SHARES in The Foschini Group (TFG) leapt 2.5 percent on the JSE on Friday after the company beat load shedding and depressed consumer spending power to report stronger sales volumes for the quarter to end March.
This stronger performance is now expected to yield a big jump in earnings for the full year period, it said on Friday.
Unlike South African grocery-focused retailers, which have recently been reporting subdued sales, volumes in Foschini have been stronger. Pick n Pay is moving to establish and strengthen its apparel division, while Massmart on Thursday reported weaker sales, except for its Makro division, which lifted income.

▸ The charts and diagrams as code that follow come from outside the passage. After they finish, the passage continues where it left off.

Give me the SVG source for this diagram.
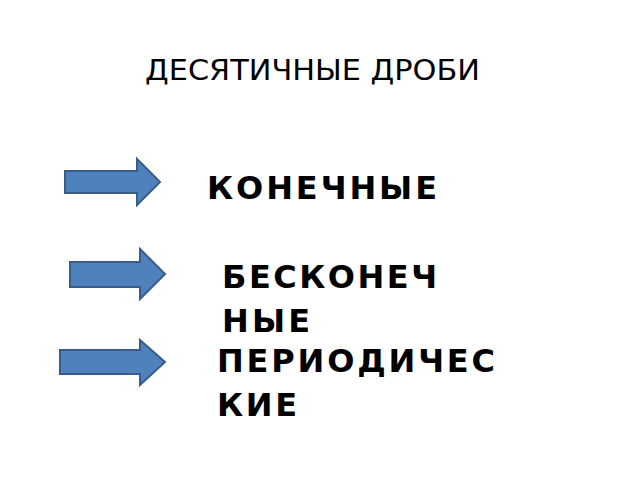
<svg xmlns="http://www.w3.org/2000/svg" width="640" height="480" viewBox="0 0 640 480">
<defs><style>
.a{fill:#4f81bd;stroke:#385d8a;stroke-width:2}
.t{font-family:"DejaVu Sans",sans-serif;font-weight:bold;font-size:32px;fill:#000}
</style></defs>
<rect width="640" height="480" fill="#fff"/>
<text x="145" y="80" font-family="DejaVu Sans,sans-serif" font-size="29" textLength="335" lengthAdjust="spacingAndGlyphs">ДЕСЯТИЧНЫЕ ДРОБИ</text>
<g id="connectors">
<path class="a" d="M65,171 H137 V159 L160,182 L137,205 V193 H65 Z"/>
<path class="a" d="M70,262 H140 V249 L165,274 L140,299 V287 H70 Z"/>
<path class="a" d="M60,350 H140 V340 L165,362 L140,385 V374 H60 Z"/>
</g>
<g id="n1"><text class="t" x="207" y="199" textLength="230">КОНЕЧНЫЕ</text></g>
<g id="n2"><text class="t" x="222" y="288" textLength="215">БЕСКОНЕЧ</text><text class="t" x="222" y="332" textLength="88">НЫЕ</text></g>
<g id="n3"><text class="t" x="217" y="372" textLength="278">ПЕРИОДИЧЕС</text><text class="t" x="217" y="416" textLength="80">КИЕ</text></g>
</svg>
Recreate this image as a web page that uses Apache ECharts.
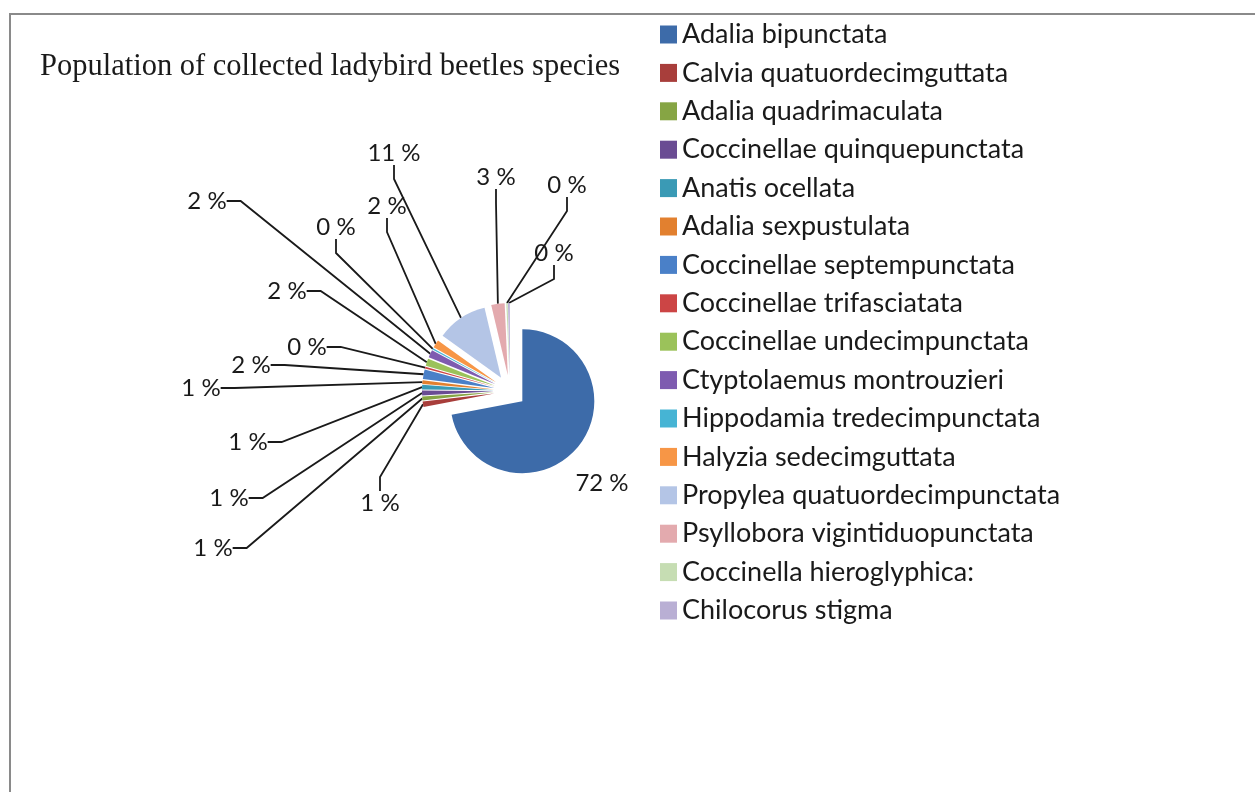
<!DOCTYPE html>
<html>
<head>
<meta charset="utf-8">
<title>Population of collected ladybird beetles species</title>
<script src="https://cdn.jsdelivr.net/npm/echarts@6/dist/echarts.min.js"></script>
<style>
  html, body { margin: 0; padding: 0; background: #fff; overflow: hidden; }
  .frame {
    position: absolute; left: 9px; top: 13px; width: 1260px; height: 800px;
    border-top: 2px solid #8a8a8a; border-left: 2px solid #8a8a8a;
  }
  #chart { position: absolute; left: 0; top: 0; width: 1255px; height: 792px; }
</style>
</head>
<body>
<div class="frame"></div>
<div id="chart"></div>
<script>
// species in legend order (clockwise from 12 o'clock)
const species = [
  "Adalia bipunctata",
  "Calvia quatuordecimguttata",
  "Adalia quadrimaculata",
  "Coccinellae quinquepunctata",
  "Anatis ocellata",
  "Adalia sexpustulata",
  "Coccinellae septempunctata",
  "Coccinellae trifasciatata",
  "Coccinellae undecimpunctata",
  "Ctyptolaemus montrouzieri",
  "Hippodamia tredecimpunctata",
  "Halyzia sedecimguttata",
  "Propylea quatuordecimpunctata",
  "Psyllobora vigintiduopunctata",
  "Coccinella hieroglyphica:",
  "Chilocorus stigma"
];
// share of the collection, %
const shares = [72.0, 1.2, 0.9, 1.1, 1.0, 0.8, 2.1, 0.4, 1.6, 1.7, 0.3, 1.8, 11.4, 3.0, 0.3, 0.4];

const palette = [
  "#3d6ba9", "#a83e3b", "#86a544", "#6a4c93", "#3a9ab5", "#e2802f",
  "#4a80c8", "#cc4545", "#9bc25a", "#7e5bb0", "#46b4d4", "#f79646",
  "#b4c5e6", "#e3aaae", "#c6ddb3", "#b9afd4"
];

// where each data label sits (centre of text), like the excel leader layout
const labelSpots = [
  [602, 483], [380, 503], [213, 548], [229, 498], [248, 442], [201, 388],
  [251, 365], [307, 347], [287, 291], [207, 201], [336, 227], [387, 206],
  [394, 153], [496, 177], [567, 185], [554, 253]
];

const pieCenter = [510, 391];
const pieRadius = 72;
const explode = 16;

const chart = echarts.init(document.getElementById("chart"));

// exploded slices
const sliceData = species.map((name, i) => ({ name: name, value: shares[i], selected: true }));
// label carrier: same angles, radius reaching the exploded rim
const labelData = species.map((name, i) => {
  const item = { name: name, value: shares[i] };
  if (i === 0) item.labelLine = { show: false };
  return item;
});

chart.setOption({
  animation: false,
  color: palette,
  title: {
    text: "Population of collected ladybird beetles species",
    left: 40,
    top: 51,
    padding: 0,
    textStyle: {
      fontFamily: "Liberation Serif",
      fontWeight: "normal",
      fontSize: 30.5,
      color: "#1a1a1a"
    }
  },
  legend: {
    orient: "vertical",
    left: 660,
    top: 21,
    padding: 0,
    icon: "rect",
    itemWidth: 17,
    itemHeight: 18,
    itemGap: 11.4,
    selectedMode: false,
    textStyle: {
      fontFamily: "Lato",
      fontSize: 27,
      color: "#1a1a1a"
    },
    data: species
  },
  series: [
    {
      type: "pie",
      center: pieCenter,
      radius: pieRadius,
      startAngle: 90,
      clockwise: true,
      selectedMode: "multiple",
      selectedOffset: explode,
      avoidLabelOverlap: false,
      emphasis: { disabled: true },
      itemStyle: { borderWidth: 0 },
      label: { show: false },
      labelLine: { show: false },
      data: sliceData
    },
    {
      type: "pie",
      silent: true,
      legendHoverLink: false,
      center: pieCenter,
      radius: pieRadius + explode,
      startAngle: 90,
      clockwise: true,
      avoidLabelOverlap: false,
      emphasis: { disabled: true },
      itemStyle: { color: "rgba(0,0,0,0)", borderWidth: 0 },
      label: {
        show: true,
        position: "outside",
        fontFamily: "Lato",
        fontSize: 24,
        color: "#1a1a1a",
        formatter: (p) => Math.round(p.percent) + " %"
      },
      labelLine: {
        show: true,
        length: 10,
        length2: 14,
        lineStyle: { color: "#1a1a1a", width: 1.8 }
      },
      labelLayout: (params) => {
        const spot = labelSpots[params.dataIndex];
        return {
          x: spot[0],
          y: spot[1],
          align: "center",
          verticalAlign: "middle",
          hideOverlap: false
        };
      },
      data: labelData
    }
  ]
});
</script>
</body>
</html>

JSE investors in TFG on Friday cheered its stronger turnover in its Australia, London and Africa segments. The company’s share price, which has strengthened by as much as 14 percent in the year-to-date period, was 2.5 percent stronger in afternoon trade on the JSE after the release of its quarterly and full year trading updates.
“The Group continued its strong post-Covid-19 recovery during the fourth quarter of FY2022. All of the Group’s outlets delivered strong trading performance as economic activity resumed in the wake of reduced restrictions on movement and travel,” it said.
This came after its continued investment in “growth through organic investments”, which saw it open 300 new stores during the year period to the end of March. It also witnessed an “increase in omnichannel investments and penetration in all territories and manufacturing capacity in Africa” through acquisitions.
This underpinned TFG’S solid performance in all operating territories, translating to a group retail turnover growth of 23.7 percent compared to the previous contrasting period.
In its Africa territory, underpinned by South Africa, TFG lifted turnover in rand terms by 16.1 percent, cementing its growing market presence. The Australian division raised turnover by 11.5 percent in Australian dollar terms “in the wake of the lifting of most of the lockdown restrictions” in November.
The London operating division also improved its performance after raising turnover by 91.6 percent.
TFG rebounded from headwinds, especially in the South Africa market, despite suppressed consumer demand and disruptions from the Covid-19 lockdown restrictions. It was also affected by power outages that translated to a loss of more than 82 000 trading hours in the South African market.
In the full year period, TFG was affected by the civil unrest that broke out in KwaZulu-Natal and Gauteng last year. As many as 198 of its South African stores were looted and damaged and to date, the group had reopened 174 of these stores.
“The remainder of the stores will only reopen from April 2022 onwards and 2 stores will not be reopened,” the company said.
In spite of this, TFG’S Africa segment grew turnover “despite the highly competitive retail environment and the increasing pressure” on consumer disposable incomes.
“Retail turnover growth was favourably supported by the Group’s strong localised, quick response clothing supply chain and sourcing model, which provided valuable insulation against international supply chain disruptions while at the same time improving TFG Africa’s apparel margins.”
As a result of the stronger fourth quarter performance, basic headline earnings per share for the full year period to end March are now expected to be between 403 percent and 413 percent stronger at between 995 cents and 1015 cents per share.
The company has also projected basic earnings per share for the same period to be at least 240 percent higher at a minimum of 856 cents per share.